_Problem requirements_
Only the lines from the line containing "Rebuild this chart" through the line containing "const seriesWidths = [2.5, 2, 2.7];" should be reproduced, please, with no pictures.

_Material to process_
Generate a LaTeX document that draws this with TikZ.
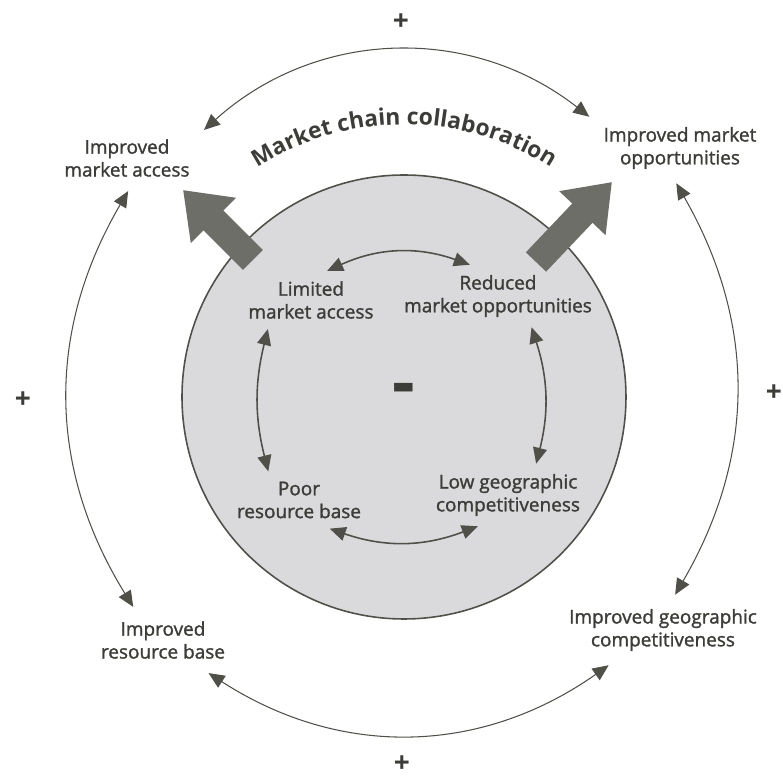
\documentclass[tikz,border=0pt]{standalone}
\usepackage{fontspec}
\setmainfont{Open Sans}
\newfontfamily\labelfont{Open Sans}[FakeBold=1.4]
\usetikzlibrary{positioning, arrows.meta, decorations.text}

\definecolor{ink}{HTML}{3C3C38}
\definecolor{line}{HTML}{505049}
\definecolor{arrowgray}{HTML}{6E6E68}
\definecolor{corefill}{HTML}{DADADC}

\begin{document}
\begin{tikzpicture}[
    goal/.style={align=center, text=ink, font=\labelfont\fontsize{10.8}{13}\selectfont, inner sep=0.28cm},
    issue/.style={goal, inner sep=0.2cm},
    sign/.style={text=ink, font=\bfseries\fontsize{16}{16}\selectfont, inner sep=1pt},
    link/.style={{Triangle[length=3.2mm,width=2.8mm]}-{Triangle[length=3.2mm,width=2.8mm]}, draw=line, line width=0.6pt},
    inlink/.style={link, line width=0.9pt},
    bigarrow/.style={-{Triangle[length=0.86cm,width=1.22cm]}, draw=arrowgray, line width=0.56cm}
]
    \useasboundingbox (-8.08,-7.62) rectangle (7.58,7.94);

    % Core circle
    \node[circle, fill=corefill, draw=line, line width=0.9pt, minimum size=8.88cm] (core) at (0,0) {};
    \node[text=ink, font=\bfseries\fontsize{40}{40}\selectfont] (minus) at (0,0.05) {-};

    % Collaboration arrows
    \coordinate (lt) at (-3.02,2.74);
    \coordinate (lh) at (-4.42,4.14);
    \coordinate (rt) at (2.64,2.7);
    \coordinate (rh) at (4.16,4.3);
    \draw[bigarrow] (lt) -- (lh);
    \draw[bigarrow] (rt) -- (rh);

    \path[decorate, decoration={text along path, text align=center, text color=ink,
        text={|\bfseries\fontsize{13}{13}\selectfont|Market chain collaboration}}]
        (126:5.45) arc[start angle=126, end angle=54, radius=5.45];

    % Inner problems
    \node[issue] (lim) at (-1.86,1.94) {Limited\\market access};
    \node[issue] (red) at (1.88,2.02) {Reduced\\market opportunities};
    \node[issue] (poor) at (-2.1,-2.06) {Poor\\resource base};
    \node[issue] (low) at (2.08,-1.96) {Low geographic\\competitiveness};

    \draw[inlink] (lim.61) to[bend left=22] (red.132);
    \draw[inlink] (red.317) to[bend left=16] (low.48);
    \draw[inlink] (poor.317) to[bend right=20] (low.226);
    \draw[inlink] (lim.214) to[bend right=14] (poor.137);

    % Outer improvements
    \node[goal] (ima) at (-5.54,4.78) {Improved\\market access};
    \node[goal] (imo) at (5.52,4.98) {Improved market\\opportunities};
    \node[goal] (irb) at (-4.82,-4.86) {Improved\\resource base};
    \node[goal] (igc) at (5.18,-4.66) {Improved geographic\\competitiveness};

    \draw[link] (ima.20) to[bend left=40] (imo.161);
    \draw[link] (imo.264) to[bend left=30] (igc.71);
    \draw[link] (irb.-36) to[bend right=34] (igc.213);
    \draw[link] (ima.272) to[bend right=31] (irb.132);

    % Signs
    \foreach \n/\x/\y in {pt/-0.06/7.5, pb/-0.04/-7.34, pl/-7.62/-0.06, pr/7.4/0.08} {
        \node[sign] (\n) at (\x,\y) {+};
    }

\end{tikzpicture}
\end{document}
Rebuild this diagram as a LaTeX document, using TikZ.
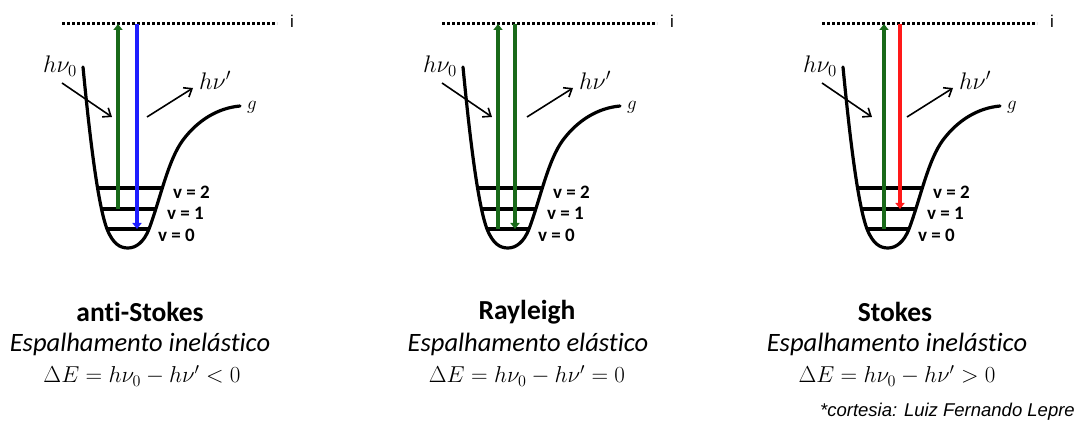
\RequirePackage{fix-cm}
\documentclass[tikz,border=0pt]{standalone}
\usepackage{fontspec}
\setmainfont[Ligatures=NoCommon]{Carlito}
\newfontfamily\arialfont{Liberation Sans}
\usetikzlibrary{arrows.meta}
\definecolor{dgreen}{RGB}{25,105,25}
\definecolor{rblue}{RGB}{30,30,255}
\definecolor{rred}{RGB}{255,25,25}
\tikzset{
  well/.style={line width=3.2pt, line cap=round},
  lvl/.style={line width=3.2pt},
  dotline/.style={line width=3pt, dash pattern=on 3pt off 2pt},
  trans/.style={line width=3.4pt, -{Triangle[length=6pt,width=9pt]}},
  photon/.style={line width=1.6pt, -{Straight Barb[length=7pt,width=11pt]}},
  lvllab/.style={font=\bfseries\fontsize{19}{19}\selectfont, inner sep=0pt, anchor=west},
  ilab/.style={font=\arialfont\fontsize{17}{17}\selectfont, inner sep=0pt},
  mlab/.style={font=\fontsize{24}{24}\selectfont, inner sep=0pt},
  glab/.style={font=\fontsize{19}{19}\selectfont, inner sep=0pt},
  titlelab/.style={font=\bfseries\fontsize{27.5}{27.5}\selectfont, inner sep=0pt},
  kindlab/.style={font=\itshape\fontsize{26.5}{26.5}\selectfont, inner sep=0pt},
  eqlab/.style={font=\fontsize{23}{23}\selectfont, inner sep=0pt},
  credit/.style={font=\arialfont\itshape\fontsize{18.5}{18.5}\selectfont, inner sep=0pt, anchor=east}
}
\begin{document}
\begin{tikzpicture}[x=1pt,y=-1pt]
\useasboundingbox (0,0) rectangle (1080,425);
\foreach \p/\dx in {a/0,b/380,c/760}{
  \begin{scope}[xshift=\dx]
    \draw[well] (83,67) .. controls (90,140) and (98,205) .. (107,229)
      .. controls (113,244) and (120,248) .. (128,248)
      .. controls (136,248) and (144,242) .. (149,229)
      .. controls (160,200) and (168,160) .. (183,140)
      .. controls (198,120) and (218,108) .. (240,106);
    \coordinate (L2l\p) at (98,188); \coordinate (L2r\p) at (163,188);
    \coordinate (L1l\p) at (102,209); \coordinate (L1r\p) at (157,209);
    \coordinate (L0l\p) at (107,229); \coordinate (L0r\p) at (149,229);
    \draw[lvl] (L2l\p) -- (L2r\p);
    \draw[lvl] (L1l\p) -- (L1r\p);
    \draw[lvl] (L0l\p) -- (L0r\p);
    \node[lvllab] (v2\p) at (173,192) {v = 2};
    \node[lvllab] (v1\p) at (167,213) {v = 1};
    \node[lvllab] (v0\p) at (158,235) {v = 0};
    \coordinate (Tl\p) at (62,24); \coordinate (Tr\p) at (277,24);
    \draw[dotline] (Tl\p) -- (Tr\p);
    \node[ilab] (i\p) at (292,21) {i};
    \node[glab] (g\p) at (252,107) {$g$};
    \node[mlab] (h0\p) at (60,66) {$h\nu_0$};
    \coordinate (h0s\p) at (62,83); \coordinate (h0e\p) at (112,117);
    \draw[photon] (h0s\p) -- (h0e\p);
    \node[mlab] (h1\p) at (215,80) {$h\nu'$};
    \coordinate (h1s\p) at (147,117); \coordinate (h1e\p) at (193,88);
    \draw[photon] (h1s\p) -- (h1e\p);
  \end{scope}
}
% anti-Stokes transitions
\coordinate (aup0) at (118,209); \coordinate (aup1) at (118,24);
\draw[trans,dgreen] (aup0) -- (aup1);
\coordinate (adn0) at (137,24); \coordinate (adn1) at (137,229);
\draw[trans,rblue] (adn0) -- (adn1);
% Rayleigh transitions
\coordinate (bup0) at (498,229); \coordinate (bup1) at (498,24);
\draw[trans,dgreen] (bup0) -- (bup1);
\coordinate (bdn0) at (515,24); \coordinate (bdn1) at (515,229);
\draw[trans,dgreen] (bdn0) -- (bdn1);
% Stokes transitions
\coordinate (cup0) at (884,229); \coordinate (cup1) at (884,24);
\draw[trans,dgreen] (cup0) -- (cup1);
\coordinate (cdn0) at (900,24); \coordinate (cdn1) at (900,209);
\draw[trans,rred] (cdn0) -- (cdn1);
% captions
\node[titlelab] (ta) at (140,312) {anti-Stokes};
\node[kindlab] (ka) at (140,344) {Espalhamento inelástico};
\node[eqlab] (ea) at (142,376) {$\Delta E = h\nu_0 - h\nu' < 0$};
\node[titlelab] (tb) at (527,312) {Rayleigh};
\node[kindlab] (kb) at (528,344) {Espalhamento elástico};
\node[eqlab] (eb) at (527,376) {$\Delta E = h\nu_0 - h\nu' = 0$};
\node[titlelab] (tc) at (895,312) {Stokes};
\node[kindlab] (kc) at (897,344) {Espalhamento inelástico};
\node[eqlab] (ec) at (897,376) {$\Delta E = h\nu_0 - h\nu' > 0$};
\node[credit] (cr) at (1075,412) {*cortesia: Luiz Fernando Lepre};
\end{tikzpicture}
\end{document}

---

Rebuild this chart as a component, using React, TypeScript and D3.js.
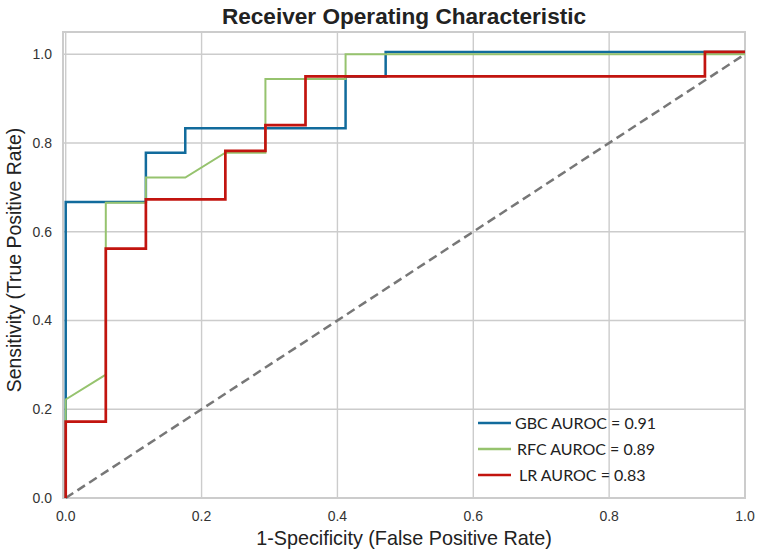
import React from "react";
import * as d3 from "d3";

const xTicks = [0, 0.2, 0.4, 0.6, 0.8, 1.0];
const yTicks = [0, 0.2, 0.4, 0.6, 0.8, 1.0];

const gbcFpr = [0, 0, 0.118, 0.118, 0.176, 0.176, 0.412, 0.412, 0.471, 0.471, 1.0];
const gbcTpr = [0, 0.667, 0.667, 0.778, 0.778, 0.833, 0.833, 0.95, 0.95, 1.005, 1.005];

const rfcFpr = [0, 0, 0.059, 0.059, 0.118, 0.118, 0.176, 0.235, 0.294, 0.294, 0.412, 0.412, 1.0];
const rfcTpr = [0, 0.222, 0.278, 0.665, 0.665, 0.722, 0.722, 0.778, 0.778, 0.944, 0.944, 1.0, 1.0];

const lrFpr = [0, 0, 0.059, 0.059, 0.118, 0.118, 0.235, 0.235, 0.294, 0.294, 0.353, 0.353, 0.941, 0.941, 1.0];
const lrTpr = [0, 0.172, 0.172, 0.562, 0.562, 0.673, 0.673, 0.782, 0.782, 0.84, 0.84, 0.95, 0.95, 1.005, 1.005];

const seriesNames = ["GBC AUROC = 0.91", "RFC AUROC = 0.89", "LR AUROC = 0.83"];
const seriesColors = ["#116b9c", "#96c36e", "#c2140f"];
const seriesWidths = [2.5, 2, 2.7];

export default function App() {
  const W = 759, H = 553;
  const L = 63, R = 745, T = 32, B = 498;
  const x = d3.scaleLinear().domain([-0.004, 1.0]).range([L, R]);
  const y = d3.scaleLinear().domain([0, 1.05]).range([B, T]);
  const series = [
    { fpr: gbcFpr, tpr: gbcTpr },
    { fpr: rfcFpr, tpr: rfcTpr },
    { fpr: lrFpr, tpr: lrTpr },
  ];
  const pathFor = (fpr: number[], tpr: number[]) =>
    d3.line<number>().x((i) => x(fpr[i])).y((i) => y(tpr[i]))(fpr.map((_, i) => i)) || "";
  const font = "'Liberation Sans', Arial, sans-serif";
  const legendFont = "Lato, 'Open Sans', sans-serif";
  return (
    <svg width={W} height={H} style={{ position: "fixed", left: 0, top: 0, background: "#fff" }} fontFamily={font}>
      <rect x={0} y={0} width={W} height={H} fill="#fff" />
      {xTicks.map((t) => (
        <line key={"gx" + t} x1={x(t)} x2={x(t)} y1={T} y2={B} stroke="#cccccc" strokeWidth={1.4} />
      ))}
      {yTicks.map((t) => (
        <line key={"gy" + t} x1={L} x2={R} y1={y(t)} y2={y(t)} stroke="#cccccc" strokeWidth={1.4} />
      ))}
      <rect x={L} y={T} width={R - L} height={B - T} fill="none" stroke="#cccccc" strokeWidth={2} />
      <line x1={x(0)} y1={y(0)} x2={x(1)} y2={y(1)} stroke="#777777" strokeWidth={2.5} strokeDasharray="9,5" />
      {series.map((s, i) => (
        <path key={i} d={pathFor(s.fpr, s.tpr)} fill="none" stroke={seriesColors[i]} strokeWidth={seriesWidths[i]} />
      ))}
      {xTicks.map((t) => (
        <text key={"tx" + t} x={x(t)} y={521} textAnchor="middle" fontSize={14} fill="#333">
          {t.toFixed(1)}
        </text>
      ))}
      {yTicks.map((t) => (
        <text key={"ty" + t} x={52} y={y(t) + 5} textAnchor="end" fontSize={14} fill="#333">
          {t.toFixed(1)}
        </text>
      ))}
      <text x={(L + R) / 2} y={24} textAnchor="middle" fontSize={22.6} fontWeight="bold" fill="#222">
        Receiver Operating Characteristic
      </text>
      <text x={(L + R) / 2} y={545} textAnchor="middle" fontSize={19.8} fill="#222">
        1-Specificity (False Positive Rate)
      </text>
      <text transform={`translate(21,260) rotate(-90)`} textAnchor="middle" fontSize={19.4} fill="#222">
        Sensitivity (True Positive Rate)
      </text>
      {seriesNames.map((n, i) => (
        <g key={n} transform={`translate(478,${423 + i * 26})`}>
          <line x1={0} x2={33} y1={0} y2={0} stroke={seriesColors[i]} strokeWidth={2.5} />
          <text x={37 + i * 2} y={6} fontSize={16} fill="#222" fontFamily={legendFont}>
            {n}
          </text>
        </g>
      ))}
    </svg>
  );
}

_Solution to this task_
Rebuild this chart as a component, using React, TypeScript and D3.js.
import React from "react";
import * as d3 from "d3";

const xTicks = [0, 0.2, 0.4, 0.6, 0.8, 1.0];
const yTicks = [0, 0.2, 0.4, 0.6, 0.8, 1.0];

const gbcFpr = [0, 0, 0.118, 0.118, 0.176, 0.176, 0.412, 0.412, 0.471, 0.471, 1.0];
const gbcTpr = [0, 0.667, 0.667, 0.778, 0.778, 0.833, 0.833, 0.95, 0.95, 1.005, 1.005];

const rfcFpr = [0, 0, 0.059, 0.059, 0.118, 0.118, 0.176, 0.235, 0.294, 0.294, 0.412, 0.412, 1.0];
const rfcTpr = [0, 0.222, 0.278, 0.665, 0.665, 0.722, 0.722, 0.778, 0.778, 0.944, 0.944, 1.0, 1.0];

const lrFpr = [0, 0, 0.059, 0.059, 0.118, 0.118, 0.235, 0.235, 0.294, 0.294, 0.353, 0.353, 0.941, 0.941, 1.0];
const lrTpr = [0, 0.172, 0.172, 0.562, 0.562, 0.673, 0.673, 0.782, 0.782, 0.84, 0.84, 0.95, 0.95, 1.005, 1.005];

const seriesNames = ["GBC AUROC = 0.91", "RFC AUROC = 0.89", "LR AUROC = 0.83"];
const seriesColors = ["#116b9c", "#96c36e", "#c2140f"];
const seriesWidths = [2.5, 2, 2.7];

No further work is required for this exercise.